Selon diverses sources, les enquêtes sur les allégations de violations commises par des agents pénitentiaires, qui sont dans un premier temps, confiées aux services de sécurité de l’établissement concerné, sont le plus souvent inefficaces. La délégation pourrait peut‑être indiquer s’il est prévu de modifier les dispositions législatives et réglementaires pertinentes pour que ces enquêtes soient menées dès le départ par un organe n’ayant pas de lien direct avec l’établissement concerné ou avec les services pénitentiaires. Par ailleurs, de nombreuses informations indiquent que les détenus condamnés à la réclusion à perpétuité doivent rester dans leur cellule vingt-trois heures sur vingt-quatre et ne peuvent pas communiquer avec d’autres détenus. Il serait utile de savoir s’il est prévu de modifier le règlement pénitentiaire pour remédier à cette situation. Au nombre des problèmes portés à l’attention du Comité figure également le fait que des personnes sont parfois placées dans des locaux de détention de la police pour y effectuer une peine dite administrative − par exemple pour non‑paiement d’une amende −, dont la durée peut parfois dépasser cent jours, alors que ces locaux ne sont pas adaptés pour une détention de plus de deux ou trois jours. La délégation est invitée à apporter des éclaircissements sur cette pratique et à préciser s’il est envisagé de prendre des mesures pour y mettre un terme. Enfin, la délégation voudra bien indiquer s’il est prévu d’améliorer les conditions au centre de détention de la police principal de Vilnius, qui est dans un état de grande vétusté, ou de fermer cet établissement.

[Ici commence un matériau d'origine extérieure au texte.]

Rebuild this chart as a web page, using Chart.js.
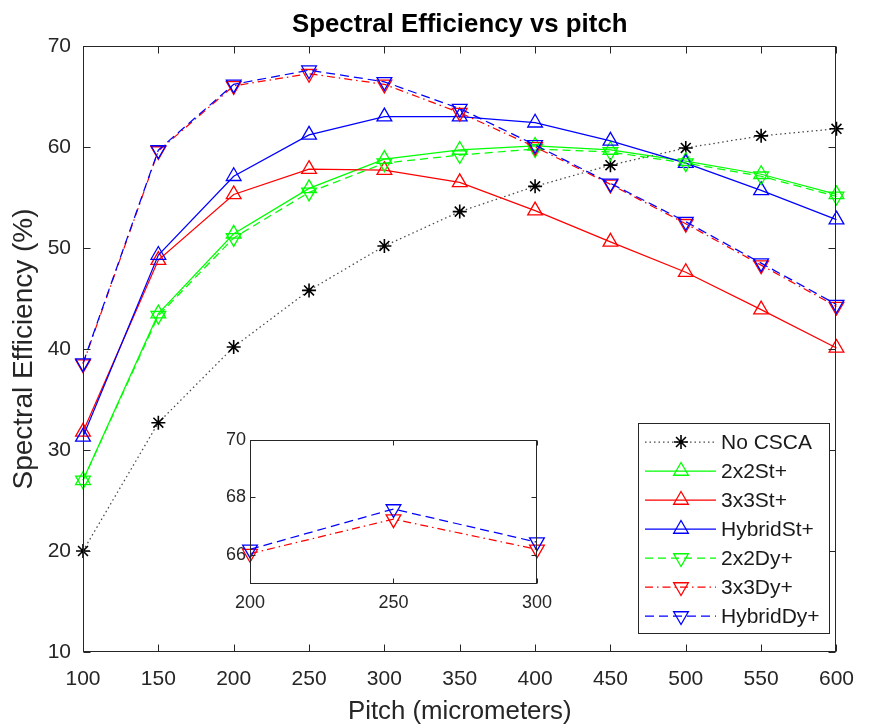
<!DOCTYPE html>
<html>
<head>
<meta charset="utf-8">
<title>Spectral Efficiency vs pitch</title>
<script src="https://cdn.jsdelivr.net/npm/chart.js@4.4.1/dist/chart.umd.min.js"></script>
<style>
  html, body { margin: 0; padding: 0; background: #fff; }
  #wrap { position: relative; width: 869px; height: 728px; }
  #main { position: absolute; left: 0; top: 0; }
  #inset { position: absolute; left: 200px; top: 425px; }
</style>
</head>
<body>
<div id="wrap">
  <canvas id="main" width="869" height="728"></canvas>
  <canvas id="inset" width="360" height="200"></canvas>
</div>
<script>
// values
const pitch = [100, 150, 200, 250, 300, 350, 400, 450, 500, 550, 600];
const noCsca   = [20.0, 32.7, 40.2, 45.8, 50.2, 53.6, 56.1, 58.2, 59.9, 61.1, 61.8];
const st2x2    = [27.0, 43.5, 51.4, 55.9, 58.8, 59.7, 60.1, 59.7, 58.6, 57.3, 55.3];
const st3x3    = [31.8, 48.8, 55.3, 57.8, 57.7, 56.5, 53.7, 50.6, 47.6, 43.9, 40.1];
const stHybrid = [31.3, 49.3, 57.1, 61.2, 63.0, 63.0, 62.4, 60.6, 58.4, 55.7, 52.8];
const dy2x2    = [27.0, 43.3, 51.0, 55.5, 58.4, 59.2, 59.8, 59.5, 58.4, 57.1, 55.1];
const dy3x3    = [38.5, 59.6, 66.05, 67.25, 66.2, 63.4, 60.0, 56.3, 52.4, 48.3, 44.2];
const dyHybrid = [38.6, 59.7, 66.2, 67.6, 66.45, 63.8, 60.2, 56.4, 52.6, 48.5, 44.4];

const xTicks = [100, 150, 200, 250, 300, 350, 400, 450, 500, 550, 600];
const yTicks = [10, 20, 30, 40, 50, 60, 70];

// zoomed inset: pitch 200..300
const insetFrom = 2, insetTo = 5;
const insetXTicks = [200, 250, 300];
const insetYTicks = [66, 68, 70];

const FONT = "'Liberation Sans', Arial, Helvetica, sans-serif";
const AXIS = '#262626';
Chart.defaults.font.family = FONT;

function series(label, values, xs, lineColor, markColor, dash, marker, rot, n) {
  return {
    label: label,
    data: xs.map((p, i) => ({ x: p, y: values[i] })),
    borderColor: lineColor,
    borderWidth: 1.25,
    borderDash: dash,
    pointStyle: marker,
    pointRotation: rot,
    pointRadius: marker === 'star' ? 7 : 8.5,
    pointBorderColor: markColor,
    pointBackgroundColor: 'rgba(0,0,0,0)',
    pointBorderWidth: marker === 'star' ? 1.6 : 1.3,
    tension: 0,
    fill: false,
    clip: false,
    order: n
  };
}

function drawMarker(ctx, kind, x, y, r, rot) {
  ctx.beginPath();
  if (kind === 'triangle') {
    let a = rot * Math.PI / 180;
    ctx.moveTo(x + Math.sin(a) * r, y - Math.cos(a) * r);
    a += 2 * Math.PI / 3;
    ctx.lineTo(x + Math.sin(a) * r, y - Math.cos(a) * r);
    a += 2 * Math.PI / 3;
    ctx.lineTo(x + Math.sin(a) * r, y - Math.cos(a) * r);
    ctx.closePath();
  } else {
    for (let k = 0; k < 4; k++) {
      const a = k * Math.PI / 4;
      ctx.moveTo(x + Math.cos(a) * r, y + Math.sin(a) * r);
      ctx.lineTo(x - Math.cos(a) * r, y - Math.sin(a) * r);
    }
  }
  ctx.stroke();
}

// box + inward ticks on all four sides (matlab style)
const boxTicks = {
  id: 'boxTicks',
  afterDraw(chart, args, opts) {
    const { ctx, chartArea: a, scales: { x, y } } = chart;
    const L = Math.round(a.left) + 0.5, R = Math.round(a.right) - 0.5;
    const T = Math.round(a.top) + 0.5, B = Math.round(a.bottom) - 0.5;
    const len = opts.len || 7;
    ctx.save();
    ctx.strokeStyle = AXIS;
    ctx.lineWidth = 1;
    ctx.setLineDash([]);
    ctx.beginPath();
    x.ticks.forEach(t => {
      const px = Math.round(x.getPixelForValue(t.value)) + 0.5;
      ctx.moveTo(px, B); ctx.lineTo(px, B - len);
      ctx.moveTo(px, T); ctx.lineTo(px, T + len);
    });
    y.ticks.forEach(t => {
      const py = Math.round(y.getPixelForValue(t.value)) + 0.5;
      ctx.moveTo(L, py); ctx.lineTo(L + len, py);
      ctx.moveTo(R, py); ctx.lineTo(R - len, py);
    });
    ctx.stroke();
    ctx.strokeRect(L, T, R - L, B - T);
    ctx.restore();
  }
};

const whiteArea = {
  id: 'whiteArea',
  beforeDraw(chart) {
    const { ctx, chartArea: a } = chart;
    ctx.save();
    ctx.fillStyle = '#fff';
    ctx.fillRect(a.left, a.top, a.right - a.left, a.bottom - a.top);
    ctx.restore();
  }
};

const boxLegend = {
  id: 'boxLegend',
  afterDraw(chart) {
    const ctx = chart.ctx;
    const bx = 638.5, by = 423.5, bw = 191, bh = 210;
    ctx.save();
    ctx.fillStyle = '#fff';
    ctx.fillRect(bx, by, bw, bh);
    ctx.strokeStyle = AXIS;
    ctx.lineWidth = 1;
    ctx.strokeRect(bx, by, bw, bh);
    ctx.font = '21px ' + FONT;
    ctx.textBaseline = 'middle';
    ctx.textAlign = 'left';
    chart.data.datasets.forEach((ds, i) => {
      const yy = 442 + i * 29;
      ctx.strokeStyle = ds.borderColor;
      ctx.lineWidth = ds.borderWidth;
      ctx.setLineDash(ds.borderDash || []);
      ctx.beginPath();
      ctx.moveTo(645, yy);
      ctx.lineTo(716, yy);
      ctx.stroke();
      ctx.setLineDash([]);
      ctx.strokeStyle = ds.pointBorderColor;
      ctx.lineWidth = ds.pointBorderWidth;
      drawMarker(ctx, ds.pointStyle, 681, yy, ds.pointRadius, ds.pointRotation);
      ctx.fillStyle = '#1a1a1a';
      ctx.fillText(ds.label, 721, yy + 1);
    });
    ctx.restore();
  }
};

const mainSets = [
  series('No CSCA', noCsca, pitch, 'rgba(40,40,40,0.85)', '#000', [1.5, 3], 'star', 0, 6),
  series('2x2St+', st2x2, pitch, '#00ff00', '#00ff00', [], 'triangle', 0, 5),
  series('3x3St+', st3x3, pitch, '#ff0000', '#ff0000', [], 'triangle', 0, 4),
  series('HybridSt+', stHybrid, pitch, '#0000ff', '#0000ff', [], 'triangle', 0, 3),
  series('2x2Dy+', dy2x2, pitch, '#00ff00', '#00ff00', [8, 5], 'triangle', 180, 2),
  series('3x3Dy+', dy3x3, pitch, '#ff0000', '#ff0000', [8, 4, 1.5, 4], 'triangle', 180, 1),
  series('HybridDy+', dyHybrid, pitch, '#0000ff', '#0000ff', [9, 5], 'triangle', 180, 0)
];

new Chart(document.getElementById('main'), {
  type: 'line',
  data: { datasets: mainSets },
  options: {
    responsive: false,
    devicePixelRatio: 1,
    animation: false,
    events: [],
    layout: { padding: { top: 0, right: 21, bottom: 0, left: 0 } },
    plugins: {
      legend: { display: false },
      tooltip: { enabled: false },
      title: {
        display: true,
        fullSize: false,
        text: 'Spectral Efficiency vs pitch',
        color: '#000',
        font: { size: 25.8, weight: 'bold' },
        padding: { top: 9, bottom: 6 }
      },
      boxTicks: { len: 7 }
    },
    scales: {
      x: {
        type: 'linear',
        min: 100, max: 600,
        afterBuildTicks: s => { s.ticks = xTicks.map(v => ({ value: v })); },
        afterFit: s => { s.height = 76; },
        grid: { display: false, drawTicks: false },
        border: { display: false },
        ticks: { color: AXIS, font: { size: 21 }, padding: 15, maxRotation: 0 },
        title: {
          display: true, text: 'Pitch (micrometers)', color: AXIS,
          font: { size: 25.8 }, padding: { top: 0, bottom: 1 }
        }
      },
      y: {
        min: 10, max: 70,
        afterBuildTicks: s => { s.ticks = yTicks.map(v => ({ value: v })); },
        afterFit: s => { s.width = 83; },
        grid: { display: false, drawTicks: false },
        border: { display: false },
        ticks: { color: AXIS, font: { size: 21 }, padding: 12 },
        title: {
          display: true, text: 'Spectral Efficiency (%)', color: AXIS,
          font: { size: 28 }, padding: { top: 7, bottom: 0 }
        }
      }
    }
  },
  plugins: [whiteArea, boxTicks, boxLegend]
});

const insetX = pitch.slice(insetFrom, insetTo);
const insetSets = [
  series('3x3Dy+', dy3x3.slice(insetFrom, insetTo), insetX, '#ff0000', '#ff0000', [8, 4, 1.5, 4], 'triangle', 180, 1),
  series('HybridDy+', dyHybrid.slice(insetFrom, insetTo), insetX, '#0000ff', '#0000ff', [9, 5], 'triangle', 180, 0)
];

new Chart(document.getElementById('inset'), {
  type: 'line',
  data: { datasets: insetSets },
  options: {
    responsive: false,
    devicePixelRatio: 1,
    animation: false,
    events: [],
    layout: { padding: { top: 12, right: 15, bottom: 0, left: 0 } },
    plugins: {
      legend: { display: false },
      tooltip: { enabled: false },
      title: { display: false },
      boxTicks: { len: 5 }
    },
    scales: {
      x: {
        type: 'linear',
        min: 200, max: 300,
        afterBuildTicks: s => { s.ticks = insetXTicks.map(v => ({ value: v })); },
        afterFit: s => { s.height = 41; },
        grid: { display: false, drawTicks: false },
        border: { display: false },
        ticks: { color: AXIS, font: { size: 18 }, padding: 8, maxRotation: 0 }
      },
      y: {
        min: 65, max: 70,
        afterBuildTicks: s => { s.ticks = insetYTicks.map(v => ({ value: v })); },
        afterFit: s => { s.width = 50; },
        grid: { display: false, drawTicks: false },
        border: { display: false },
        ticks: { color: AXIS, font: { size: 18 }, padding: 4 }
      }
    }
  },
  plugins: [whiteArea, boxTicks]
});
</script>
</body>
</html>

M. Domah note avec étonnement que la législation de l’État partie comporte une disposition autorisant le recours à la contrainte et que certaines décisions de justice ont confirmé que les policiers pouvaient en faire usage pour autant qu’ils s’efforcent d’éviter qu’elle ait des conséquences graves. Il serait intéressant d’entendre les commentaires de la délégation à ce propos. Au nombre des mesures encourageantes prises par l’État partie figure la formation d’un certain nombre d’agents publics à la détection des signes de torture. On peut regretter, cependant, que cette formation n’ait pas été dispensée aux personnes susceptibles d’en tirer le meilleur parti, notamment les membres de l’appareil judiciaire. Des commentaires à ce sujet seraient les bienvenus.

La première partie (publique) de la séance prend fin à 12 h 5.